Eschenburg-Eiershausen. „Das rhythmische Schlagen von Schlägel auf Eisen bzw. auf das harte Gestein und der dabei erzeuge helle Klang hat wohl manchen Bergmann zum Singen angeregt und hat ihn selbst zum Schöpfer von Liedern werden lassen, die seine Arbeit beschreiben“. So steht es in der kleinen Sammlung sächsischer Bergmannslieder, die zum 15. Bergstadtfest der Stadt Freiberg im Juni 2000 erschien.

Die Pflege bergmännischer Traditionen, vor allem der Aufmarsch der großen Bergparaden, gibt es dort im Erzgebirge seit Jahrhundert. Nicht annähernd so bedeutend war sie früher bei uns, obwohl unser Bergrevier bedeutend älter ist als das auf Höhenzug zwischen Sachsen und Böhmen. Erst in den letzten Jahrzehnten wurde man sich dieser Vergangenheit auch in unserer Heimat bewusst.

„Lass‘ Schlägel klingen,
Bergreihen singen,
heißt ein alter Bergmannsspruch, und die Lust der Bergleute zum Singen war sprichwörtlich“, heißt es weiter in dem Liederbändchen – und das traf für die Knappen im Schelderwald durchaus zu!

Eine Bergkapelle gab es nachweislich vor rund einhundert Jahren am „Auguststollen“, vielleicht auch schon viel früher. Obersteiger Louis Manderbach aus Wissenbach leitete damals deren Übungsstunden nach Schichtende. Bei den „Wurstfesten“ auf Grube „Beilstein“, wie die Feiern schon vor dem 1. Weltkrieg hießen, traten die Musiker auf. Aber nicht nur dort: Auch in Wetzlar, Gladenbach, Dillenburg und Herborn präsentierten sich die Männer dem Publikum.

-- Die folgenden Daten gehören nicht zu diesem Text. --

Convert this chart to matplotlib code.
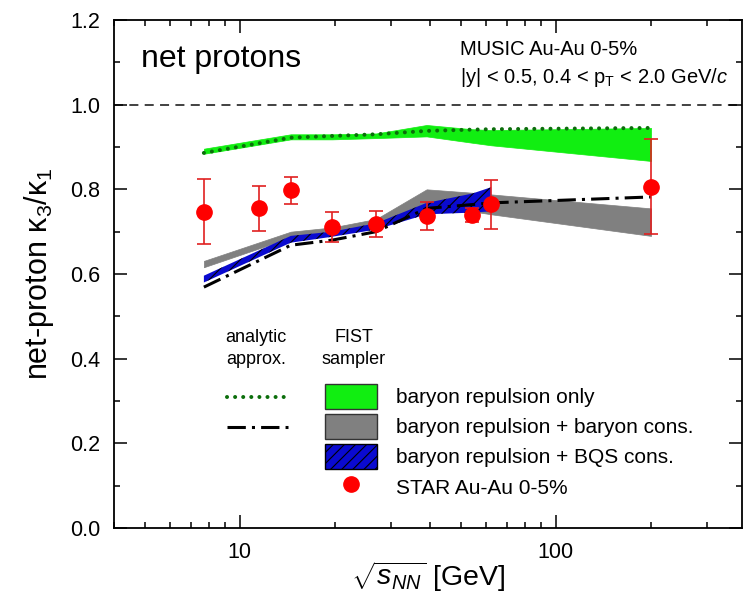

Die Sangestradition pflegte auch die Dillenburger Bergschule, deren Absolventen nicht nur im heimischen Revier, sondern in der ganzen Welt als ausgezeichnete Fachleute begehrt waren. „Jedes Semester hatte seinen Chor“, erinnert sich Otfried Schwarz an die Zeit, als er selbst zum Steiger ausgebildet wurde. Vor fast fünfzig Jahren war das. Aber der Mann aus Eiershausen gehörte nicht nur zu den Sängern. Im September 1955 textete er selbst ein Lied und komponierte auch die Melodie dazu:

Es tönt das Signal und der Förderkorb geht,
wir fahr’n in die ewige Nacht.
O strahl‘ gold’ne Sonne, die drüber steht,
noch einmal zu uns in den Schacht.
Lebt wohl grüne Wälder, mein Schatz lebe wohl,
tief unter der Erde erfüll’n wir das Soll.

Es wäre vielleicht in Vergessenheit geraden, gäbe es da nicht die Bergmannsfeste, die zwei Jahrzehnte nach dem Schließen der Gruben im Schelderwald wieder auflebten. 2002, bei einer dieser Zusammenkünfte am „Auguststollen“, stand es im Mittelpunkt.

Otfried Schwarz weiß noch genau, wie es damals entstand. Ein Praktikum am Westschacht der Grube „Königszug“ stand im September 1955 auf dem Lehrplan des Bergschülers. „Erz laden und bohren“, „Fördern“, „Rolle ausbessern“ - solche Notizen hielt er damals in dem Tagebuch fest, das er während seiner Ausbildung zum Steiger führen musste. Auf dem „Annastollen“ arbeitete er damals, ebenso auf der 80- und der 150-Meter-Sohle des Westschachts.

Die übrigen Strophen:
Bald sind wir vor Ort, wo der Bohrhammer knarrt,
da graben die Bergleut‘ das Erz.
Ist schwer auch die Arbeit, der Felsen hart,
versüßt sie ein zünftiger Scherz.
Es hält zwar der Berggeist die Schütze versteckt,
doch ruh’n wir nicht eher, bis all sie entdeckt.

Erschallet vom Schacht einst das Unglücksignal,
tief unten ein Kumpel blieb tot.
Und fordert der Berg seine Opferzahl,
bestimmt es der ewige Gott.
Grünt weiter ihr Wälder, mein Schatz lebe wohl,
wenn auch einst dein Bergmann nicht heimkehren soll.

Doch fahren wir ein, und wie immer auf’s neu
Erfüllen wir gern uns’re Pflicht.
Und bleiben der Heiligen Barbara treu,
als Bergleut‘, und fürchten uns nicht.
Bis uns dann das Seil zieht zur Sonne hinauf,
und froh wir uns trennen zum nächsten „Glück auf“!

Für einen Männerchor setzte das Lied damals übrigens Karl Hofmann, ein stadtbekannter Musiker aus Dillenburg.